Vance lowered his head. “The kid’s still with us.”
“Yeah. I know.” Dale paused. “Didn’t see him out on the floor.”
“I have him in one of the upstairs offices now,” Vance said, motioning to the catwalk outside his door. “You know, he might remember something about Camden Marshall and the CAE.”
Dale nodded. “Is he doing well?”
“He’s doing well at his job. I couldn’t speak for how he’s doing in the outside world.” Vance glanced at the window. “Want to talk to him?”
“Not really.” He put the newspaper article on the table. “But I should.”
Chapter 33
In A Christmas Carol, the Ghost of Christmas Past reveals to Scrooge the darkest times of his personal history. At the moment, as Dale hesitated before knocking on the door to Spencer’s office, he felt like he’d had his own spectral visitor. His guts had just been pulled through the wringer with images of the Collective Agricultural Experiment camp and Glenn Downey. But those two things were going to be mere appetizers to the main course of seeing Spencer Goad.
He exhaled. And knocked.
There was the squeak of wheels from an office chair followed by footsteps, starting faint at the back of the room and getting louder.
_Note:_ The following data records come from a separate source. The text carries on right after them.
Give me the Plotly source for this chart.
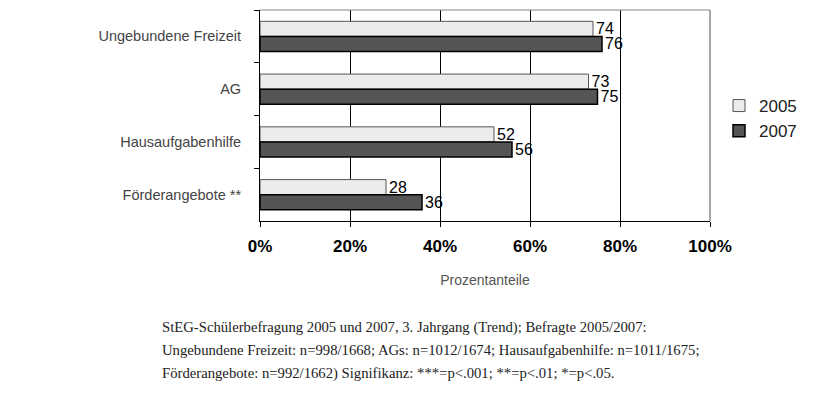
import plotly.graph_objects as go

# Daten
kategorien = ['Ungebundene Freizeit', 'AG', 'Hausaufgabenhilfe', 'Förderangebote **']
werte_2005 = [74, 73, 52, 28]
werte_2007 = [76, 75, 56, 36]

tick_werte = [0, 20, 40, 60, 80, 100]
tick_texte = ['0%', '20%', '40%', '60%', '80%', '100%']

fussnote = [
    'StEG-Schülerbefragung 2005 und 2007, 3. Jahrgang (Trend); Befragte 2005/2007:',
    'Ungebundene Freizeit: n=998/1668; AGs: n=1012/1674; Hausaufgabenhilfe: n=1011/1675;',
    'Förderangebote: n=992/1662) Signifikanz: ***=p<.001; **=p<.01; *=p<.05.',
]

# die Seite hat 8px Rand im body -> alles um 8px verschieben
OFF = 8
W, H = 832, 403
L, T = 260 - OFF, 10 - OFF
R, B = W - (710 - OFF), H - (221 - OFF)
pw, ph = W - L - R, H - T - B

SANS = 'Liberation Sans'


def px_x(x):
    return (x - OFF - L) / pw


def px_y(y):
    return (H - B - (y - OFF)) / ph


fig = go.Figure()
fig.add_trace(go.Bar(
    y=kategorien, x=werte_2005, name='2005', orientation='h',
    marker=dict(color='#ececec', line=dict(color='#555555', width=1)),
    text=werte_2005, textposition='outside', cliponaxis=False, constraintext='none',
    textfont=dict(family=SANS, size=16, color='black'),
))
fig.add_trace(go.Bar(
    y=kategorien, x=werte_2007, name='2007', orientation='h',
    marker=dict(color='#555555', line=dict(color='black', width=1.5)),
    text=werte_2007, textposition='outside', cliponaxis=False, constraintext='none',
    textfont=dict(family=SANS, size=16, color='black'),
))

fig.update_layout(
    width=W, height=H,
    margin=dict(l=L, r=R, t=T, b=B, pad=0),
    plot_bgcolor='white', paper_bgcolor='white',
    barmode='group', bargap=0.43, bargroupgap=0,
    font=dict(family=SANS, color='black'),
    legend=dict(x=px_x(719), y=px_y(88), xanchor='left', yanchor='top',
                font=dict(family=SANS, size=17, color='#222222'), traceorder='normal',
                itemwidth=30, bgcolor='rgba(0,0,0,0)'),
    showlegend=True,
)

fig.update_xaxes(
    range=[0, 100], tickvals=tick_werte, ticktext=tick_texte,
    tickfont=dict(family=SANS, size=17, color='black', weight='bold'),
    ticklabelstandoff=5,
    showgrid=True, gridcolor='black', gridwidth=1,
    showline=True, linecolor='black', linewidth=1,
    ticks='outside', ticklen=5, tickcolor='black',
    zeroline=False,
    title=dict(text='Prozentanteile', font=dict(family=SANS, size=14, color='#555555'), standoff=19),
)
fig.update_yaxes(
    autorange='reversed', showgrid=False,
    showline=True, linecolor='black', linewidth=1,
    ticks='outside', tickson='boundaries', ticklen=5, tickcolor='black',
    tickfont=dict(family=SANS, size=14.5, color='#444444'),
    ticklabelstandoff=15,
)

# Rahmen oben und rechts
fig.add_shape(type='line', xref='paper', yref='paper', x0=0, x1=1, y0=1, y1=1,
              line=dict(color='#888888', width=1))
fig.add_shape(type='line', xref='paper', yref='paper', x0=1, x1=1, y0=0, y1=1,
              line=dict(color='#888888', width=1.5))

for i, zeile in enumerate(fussnote):
    fig.add_annotation(
        text=zeile, xref='paper', yref='paper',
        x=px_x(160), y=px_y(327 + i * 23),
        xanchor='left', yanchor='middle', showarrow=False,
        font=dict(family='Liberation Serif, serif', size=14.7, color='#222222'),
    )

fig.write_html('out.html')
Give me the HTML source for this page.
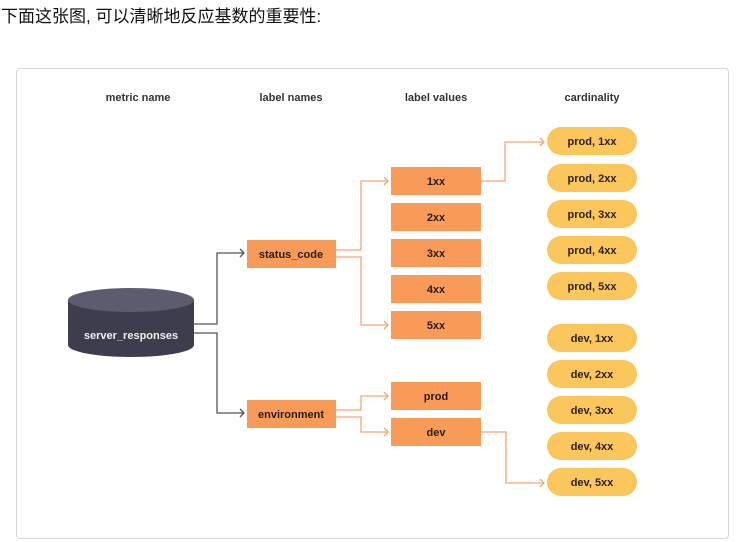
<!DOCTYPE html>
<html><head><meta charset="utf-8"><style>
body{margin:0;width:741px;height:542px;background:#fff;overflow:hidden;font-family:"Liberation Sans","Noto Sans CJK SC",sans-serif;}
.t{position:absolute;left:1px;top:2px;font-size:17px;color:#111;}
.frame{position:absolute;left:16px;top:68px;width:711px;height:469px;border:1px solid #d8d8d8;border-radius:4px;}
</style></head><body>
<div class="t">下面这张图, 可以清晰地反应基数的重要性:</div>
<div class="frame"></div>
<svg width="741" height="542" style="position:absolute;left:0;top:0" font-family="Liberation Sans, sans-serif" font-weight="bold" font-size="11" text-anchor="middle">
<g fill="#333">
<text x="138" y="101">metric name</text>
<text x="291" y="101">label names</text>
<text x="436" y="101">label values</text>
<text x="592" y="101">cardinality</text>
</g>
<path d="M68 300 L68 345 A63 12 0 0 0 194 345 L194 300 Z" fill="#3e3d4e"/>
<ellipse cx="131" cy="300" rx="63" ry="12" fill="#5d5c6e"/>
<text x="131" y="339" fill="#eee" font-size="11">server_responses</text>
<g stroke="#555" fill="none" stroke-width="1.3">
<path d="M194 324 H217 V253 H244"/><path d="M240 249 L244 253 L240 257"/>
<path d="M194 333 H217 V413 H244"/><path d="M240 409 L244 413 L240 417"/>
</g>
<g stroke="#f9a66c" fill="none" stroke-width="1.3">
<path d="M336 250 H361 V181 H388"/><path d="M384 177 L388 181 L384 185"/>
<path d="M336 257 H361 V325 H388"/><path d="M384 321 L388 325 L384 329"/>
<path d="M336 410 H361 V396 H388"/><path d="M384 392 L388 396 L384 400"/>
<path d="M336 417 H361 V432 H388"/><path d="M384 428 L388 432 L384 436"/>
<path d="M481 181 H505 V142 H544"/><path d="M540 138 L544 142 L540 146"/>
<path d="M481 432 H506 V483 H544"/><path d="M540 479 L544 483 L540 487"/>
</g>
<g fill="#f99b58">
<rect x="247" y="240" width="89" height="28"/>
<rect x="247" y="400" width="89" height="28"/>
<rect x="391" y="167" width="90" height="28"/>
<rect x="391" y="203" width="90" height="28"/>
<rect x="391" y="239" width="90" height="28"/>
<rect x="391" y="275" width="90" height="28"/>
<rect x="391" y="311" width="90" height="28"/>
<rect x="391" y="382" width="90" height="28"/>
<rect x="391" y="418" width="90" height="28"/>
</g>
<g fill="#2a1a10">
<text x="291" y="258">status_code</text>
<text x="291" y="418">environment</text>
<text x="436" y="185">1xx</text><text x="436" y="221">2xx</text><text x="436" y="257">3xx</text>
<text x="436" y="293">4xx</text><text x="436" y="329">5xx</text>
<text x="436" y="400">prod</text><text x="436" y="436">dev</text>
</g>
<g fill="#fbc75c">
<rect x="547" y="127" width="90" height="28" rx="14"/>
<rect x="547" y="164" width="90" height="28" rx="14"/>
<rect x="547" y="200" width="90" height="28" rx="14"/>
<rect x="547" y="236" width="90" height="28" rx="14"/>
<rect x="547" y="272" width="90" height="28" rx="14"/>
<rect x="547" y="324" width="90" height="28" rx="14"/>
<rect x="547" y="360" width="90" height="28" rx="14"/>
<rect x="547" y="396" width="90" height="28" rx="14"/>
<rect x="547" y="432" width="90" height="28" rx="14"/>
<rect x="547" y="468" width="90" height="28" rx="14"/>
</g>
<g fill="#2a2010">
<text x="592" y="145">prod, 1xx</text><text x="592" y="182">prod, 2xx</text><text x="592" y="218">prod, 3xx</text>
<text x="592" y="254">prod, 4xx</text><text x="592" y="290">prod, 5xx</text>
<text x="592" y="342">dev, 1xx</text><text x="592" y="378">dev, 2xx</text><text x="592" y="414">dev, 3xx</text>
<text x="592" y="450">dev, 4xx</text><text x="592" y="486">dev, 5xx</text>
</g>
</svg>
</body></html>
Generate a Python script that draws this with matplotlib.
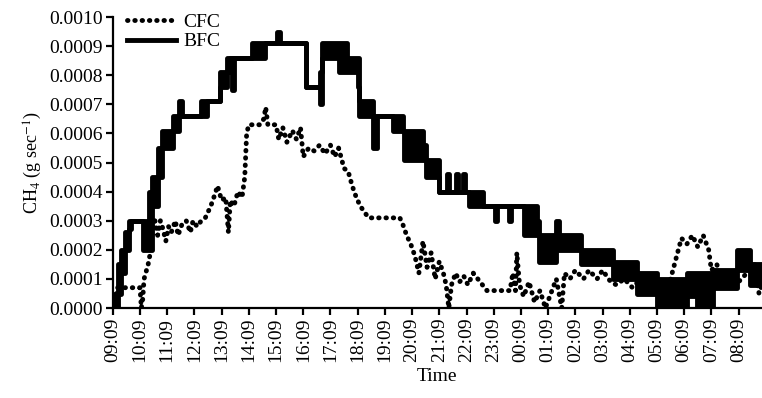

A dark figure appeared behind the frosted glass and grew larger.
Spencer was right on the other side of the door.
The handle jiggled. The door inched open.
A man familiar b
ut quite different appeared. Spencer was on the short side and nerdy thin when Dale had known him. He’d bulked up considerably. He looked broader in the chest and fuller in the face, which had been covered in zits but was now acne-free. As before, he had a mop of sandy blonde hair, parted on the left. Dale had forgotten how blue the kid’s eyes were. Piercing, ocean blue, like two shiny marbles.
Neither of them moved nor said anything. Dale couldn’t react. There was nothing on Spencer’s face either. His lips were a thin line.
Dale tried to say something but nothing came out. He flirted with something profound, something that was fitting of the occasion, but all he could say was, “Hi, Spencer.” It came out piteously, like the dying putter of a lawn mower as it runs out of gas.
“Long time no see … Dale? That’s your name now, right?”
“That’s right. Dale Conley.”
Dale was encouraged. ‘Long time no see’ was something that the Spencer he knew years ago would not have said. It was far too casual, too easygoing. Plus, it looked like he’d been exercising. This was all encouraging. Dale always thought Spencer was a bright, good-looking kid. He just needed some confidence.
When he and Vance gave him a hard time, called him the “whipping boy,” it was all good-natured. They wanted to help the kid. He was smart, and he had a good heart. Dale knew that both of these things could easily get him eaten alive in the real world.
“Well, come on in, Dale.” Spencer opened the door wider and walked into his office. He leaned against his desk, folding his arms across his chest and crossing his legs. “What are you doing here?”
Again, Dale hesitated. “I’m working a mass abduction case I think might have a connection back to the CAE. I know this is incredibly awkward, but I need to ask you something.”
“Shoot.”
“When you were helping me with the background research on the CAE, do you remember anything about the connection with Camden Marshall?”